In the short term, you may see a temporary drop in total traffic, but this is almost always traffic to pages that contributed little anyway. In the medium term (three to six months), websites typically see an increase in organic traffic to their remaining, stronger pages. This is because search engines and AI models rate the domain as a whole higher after pruning.

How do I know if a page is "thin" enough to remove?

There is no fixed word limit that determines whether content is "thin." A 200-word page that perfectly answers a specific question can be more valuable than a 2,000-word page that never truly goes deep. Look at the combination of word count, information density, unique value and user behavior. If a page has few words, offers no unique information and barely attracts traffic, it is a candidate for removal or merging.

Should I redirect removed pages to the homepage?

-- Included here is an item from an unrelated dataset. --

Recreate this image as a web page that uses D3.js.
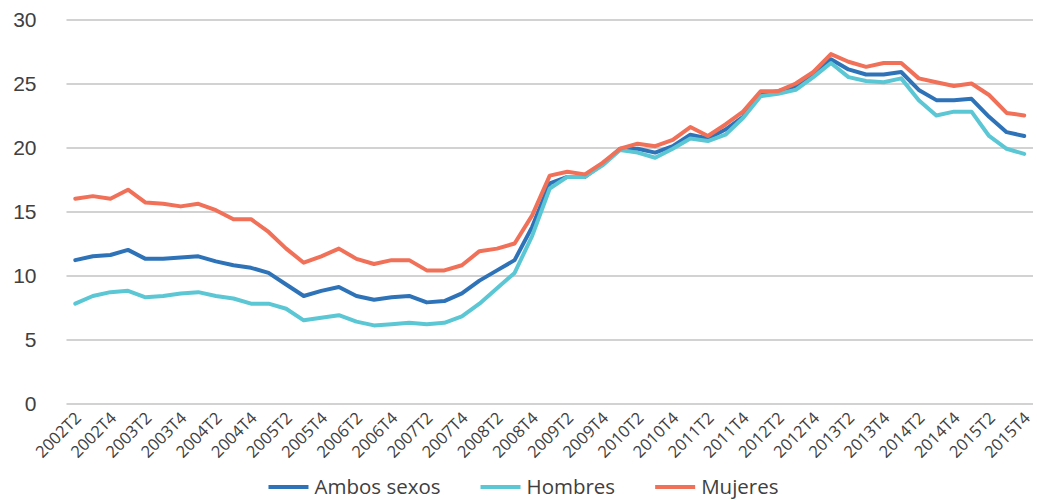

Redirecting to the homepage is a common but suboptimal solution. Search engines and AI models increasingly treat homepage redirects as soft 404s, meaning link value is lost. Instead, redirect to the most relevant related page. If there truly is no suitable alternative, use a 410 Gone status to indicate the page has been intentionally removed.

How often should I perform a content audit?

At least twice a year is recommended for most websites. Websites that publish frequently (more than four articles per week) would do well to schedule an audit every quarter. Additionally, it is wise to perform a targeted audit whenever there is a major Google algorithm update or when your AI citation frequency drops, to check whether any content is weakening your profile.

Can I combine content pruning with a pillar-cluster restructuring?

This is actually an ideal combination. When you perform a content audit, you identify not only weak pages but also opportunities to group related content into clusters. Remove or merge weak pages, select strong pages as potential cluster articles and create a pillar page as the overarching hub. This way you combine cleanup with building a stronger content architecture.

The courage to remove content is just as important as the skill to create new content. Both are essential for strong AI visibility.